We actually used this in the U87MG paper to generate our Venn diagrams. Figures are created by adjusting parameters in the URL, though they've added a live chart design tool that makes designing figures a bit easier.

As a simple example, I've been charting my weight loss (yes, I'm on a diet!) using the API: 
All the data to generate this chart is encoded in the URL:
http://chart.apis.google.com/chart?cht=lc&chtt=Morning+Weights&chs=500x500&chd=t:85,75,60,40&chxt=x,y,x,y&chxr=1,200,220,1&chxl=0:|May%2019|May%2020|May%2021|May%2022|2:||Date||3:||Weight+%28lbs%29|

The API is pretty manual for the time being. For example, axis scaling is completely manual. Notice that I set chd=t:85,75,60,40, which are the weight values (217, 215, 212, 208) relative to the Y-axis scale (which is always ranged 0-100). Also note that to categorize each axis ("Date" and "Weight (lbs)", I have to add a second "x,y" to chxt, then label them in chxl accordingly and center them by adding in surrounding empty sets. Not overly difficult, but definitely manual.

The applications for bioinformatics are pretty huge. First of all, the API just makes some pretty charts easily, so it's a decent choice for figures generally.

For example, here's a Venn diagram of large insertions detected by Breakway in a tumor/germline paired sample from the same patient:


And here's a pie chart showing events detected in the tumor:


These images are linked directly from the API, so check the image location for the code used to generate them.

Probably one of the most powerful parts of the API, though, is the ability to generate them on-the-fly from URLs. This would make it a useful tool for auto-generating figures of performance stats that could be remotely monitored, for example. Could be pretty nice for monitoring sequencer performance, project stats, et cetera.

Thursday, May 6, 2010

Google Verified Blogging

The next step in optimizing the Blog involves making sure it gets visibility through Google searching by getting it "Google Verified". This is really simple.

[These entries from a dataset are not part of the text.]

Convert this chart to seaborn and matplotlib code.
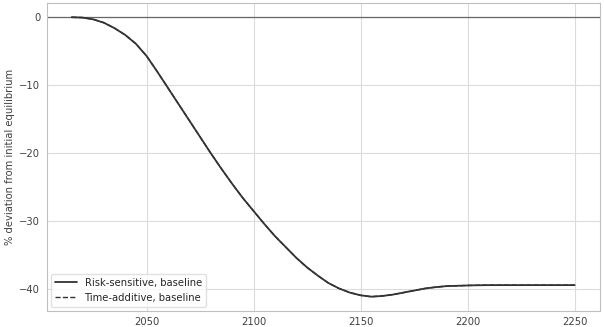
import numpy as np
import pandas as pd
import matplotlib
matplotlib.use("Agg")
import matplotlib.pyplot as plt
import seaborn as sns

years = list(range(2015, 2255, 5))
risk_sensitive = [0.0, -0.05, -0.3, -0.8, -1.6, -2.6, -3.9, -5.7, -8.0, -10.4,
                  -12.8, -15.2, -17.6, -20.0, -22.3, -24.5, -26.6, -28.5, -30.4, -32.2,
                  -33.8, -35.4, -36.8, -38.0, -39.1, -39.9, -40.5, -40.9, -41.1, -41.0,
                  -40.8, -40.5, -40.2, -39.9, -39.7, -39.55, -39.5, -39.45, -39.42, -39.4,
                  -39.4, -39.4, -39.4, -39.4, -39.4, -39.4, -39.4, -39.4]
time_additive = [0.0, -0.05, -0.3, -0.8, -1.6, -2.6, -3.9, -5.7, -8.0, -10.4,
                 -12.8, -15.2, -17.6, -20.0, -22.3, -24.5, -26.6, -28.5, -30.4, -32.2,
                 -33.8, -35.4, -36.8, -38.0, -39.1, -39.9, -40.5, -40.9, -41.1, -41.0,
                 -40.8, -40.5, -40.2, -39.9, -39.7, -39.55, -39.5, -39.45, -39.42, -39.4,
                 -39.4, -39.4, -39.4, -39.4, -39.4, -39.4, -39.4, -39.4]
labels = ["Risk-sensitive, baseline", "Time-additive, baseline"]
ylabel = "% deviation from initial equilibrium"

sns.set_theme(style="whitegrid")
plt.rcParams['font.family'] = ['DejaVu Sans']

fig, ax = plt.subplots(figsize=(6.04, 3.27), dpi=100)
df1 = pd.DataFrame({"year": years, "val": risk_sensitive})
df2 = pd.DataFrame({"year": years, "val": time_additive})
sns.lineplot(data=df1, x="year", y="val", ax=ax, color="0.2", lw=1.3,
             label=labels[0])
sns.lineplot(data=df2, x="year", y="val", ax=ax, color="0.2", lw=1.0,
             linestyle="--", label=labels[1])
ax.axhline(0, color="0.4", lw=0.9, zorder=1)

ax.set_xlabel("")
ax.set_ylabel(ylabel, fontsize=7.2, color="0.25", labelpad=3)
ax.set_xticks([2050, 2100, 2150, 2200, 2250])
ax.set_yticks([0, -10, -20, -30, -40])
ax.tick_params(labelsize=7.2, colors="0.25", length=2.5, width=0.6, pad=2)
ax.grid(color="0.86", lw=0.8)
for s in ax.spines.values():
    s.set_color("0.75")
    s.set_linewidth(0.8)
leg = ax.legend(loc="lower left", fontsize=7.2, frameon=True,
                borderaxespad=0.4, handlelength=2.2)
leg.get_frame().set_edgecolor("0.85")

fig.subplots_adjust(left=0.077, right=0.993, top=0.99, bottom=0.05)
fig.savefig("out.png", dpi=100)
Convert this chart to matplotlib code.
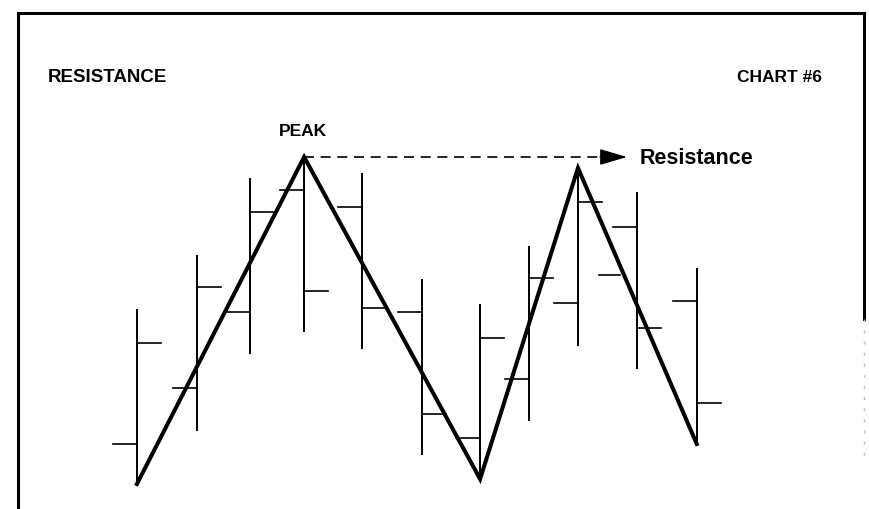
import matplotlib.pyplot as plt
from matplotlib.lines import Line2D

# bar sessions (uneven spacing as drawn) and OHLC prices
sessions = [1.0, 2.09, 3.05, 4.04, 5.09, 6.18, 7.24, 8.13, 9.02, 10.09, 11.18]
opens  = [11.0, 22.2, 37.4, 61.8, 58.4, 37.4, 12.2, 24.0, 39.2, 54.4, 39.6]
highs  = [38.0, 48.8, 64.2, 68.4, 65.2, 44.0, 39.0, 50.6, 66.2, 61.4, 46.2]
lows   = [3.0, 13.6, 29.0, 33.4, 30.0, 8.8, 4.0, 15.6, 30.6, 26.0, 11.0]
closes = [31.2, 42.4, 57.4, 41.6, 38.2, 17.0, 32.2, 44.2, 59.4, 34.2, 19.2]

# stray tick drawn between bars 9 and 10
stray_x = [9.78]
stray_y = [44.8]

# swing points of the zigzag: (bar index, 'low' or 'high')
swings = [(0, "low"), (3, "high"), (6, "low"), (8, "high"), (10, "low")]
peak_bar = 3

plt.rcParams['font.family'] = ['Liberation Sans', 'DejaVu Sans']

fig = plt.figure(figsize=(8.7, 5.1), dpi=100)
ax = fig.add_axes([0, 0, 1, 1])
ax.set_xlim(-1.49, 14.33)
ax.set_ylim(-2, 100)
ax.axis("off")

tick = 0.44
for x, o, h, l, c in zip(sessions, opens, highs, lows, closes):
    ax.plot([x, x], [l, h], color="black", lw=1.4, solid_capstyle="butt")
    ax.plot([x - tick, x], [o, o], color="black", lw=1.2)
    ax.plot([x, x + tick], [c, c], color="black", lw=1.2)

for x, y in zip(stray_x, stray_y):
    ax.plot([x - 0.38, x], [y, y], color="black", lw=1.2)

# zigzag through the swing lows and highs
zx = [sessions[i] for i, kind in swings]
zy = [lows[i] if kind == "low" else highs[i] for i, kind in swings]
ax.plot(zx, zy, color="black", lw=2.9, solid_joinstyle="miter")

# dashed resistance line from the peak with a solid head
peak_x = sessions[peak_bar]
peak_y = highs[peak_bar]
tip_x = 9.91
head_x = 9.47
ax.plot([peak_x, head_x], [peak_y, peak_y], color="black", lw=1.2,
        dashes=(6, 4))
ax.annotate("", xy=(tip_x, peak_y), xytext=(head_x - 0.05, peak_y),
            arrowprops=dict(arrowstyle="-|>,head_length=1.7,head_width=0.5",
                            color="black", lw=1.0, mutation_scale=10,
                            shrinkA=0, shrinkB=0))
ax.annotate("Resistance", xy=(tip_x, peak_y), xytext=(9, 0),
            textcoords="offset points", ha="left", va="center",
            fontsize=15.5, fontweight="bold")
ax.annotate("PEAK", xy=(peak_x, peak_y), xytext=(-1, 14),
            textcoords="offset points", ha="center", va="bottom",
            fontsize=12.5, fontweight="bold")

fig.text(48 / 870, 1 - 78 / 510, "RESISTANCE", ha="left", va="center",
         fontsize=13.5, fontweight="bold")
fig.text(822 / 870, 1 - 77 / 510, "CHART #6", ha="right", va="center",
         fontsize=12.5, fontweight="bold")

# frame around the chart (right edge fades out lower down)
L, R, T = 18 / 870, 864 / 870, 1 - 14 / 510
fig.add_artist(Line2D([L, R], [T, T], color="black", lw=2.2))
fig.add_artist(Line2D([L, L], [T, -0.05], color="black", lw=2.2))
fig.add_artist(Line2D([R, R], [T, 1 - 320 / 510], color="black", lw=2.2))
fig.add_artist(Line2D([R, R], [1 - 320 / 510, 1 - 460 / 510], color="#bbbbbb",
                      lw=1.0, dashes=(2, 6)))

fig.savefig("out.png", dpi=100)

Go to Google Webmaster Central and sign in. Add your blog. Your blog will be added instantly, but you'll have to verify it. This is easy to do using the meta tag with Blogger. Go to your Blogger Dashboard, go to Layout, and edit HTML. Go to the bottom of your layout's head and insert the meta tag. The easiest way to do this without screwing anything up is to put it right above the last line of the header. Voila! Verify your site after implementing the meta tag and you're good to go.

Google Webmaster Central includes some interesting stats especially regarding searches that pop up your blog. It's no replacement for GoogleAnalytics, but it does make it easier for Google to put your blog entries up as search results when appropriate.

Setting up GoogleAnalytics with Blogger

GoogleAnalytics is a very cool free online tool for tracking site usage and access. It includes some very cool features like showing usage over time, tracking sources and showing where users are viewing your page from. It's very simple to set up in a traditional webpage, too, by just planting a little snippet of code at the bottom of your pages. It's also very easy to set up on a Blogger page.

First, log on to GoogleAnalytics and set up a new account for your blog. You'll receive tracking code that needs to be inserted into the HTML of your blog's pages. Fortunately, this is really easy thanks to Blogger using a HTML template for every page of your blog.

In your Blogger Dashboard, go to Layout and add a gadget to the Footer. The gadget you want is "HTML/JavaScript". Now just copy and paste the tracking code from GoogleAnalytics into this gadget. (Leave the title blank--there's no need for it to have a title.) Save your layout and you should be good to go. Within a few hours, your GoogleAnalytics for your blog ought to have a green checkmark signifying that GA is receiving data from your blog.

For those with HTML savvy or heavily modified layouts, you can do the same thing by just putting the tracking code at the bottom of your page's body. Then again, you probably already knew that.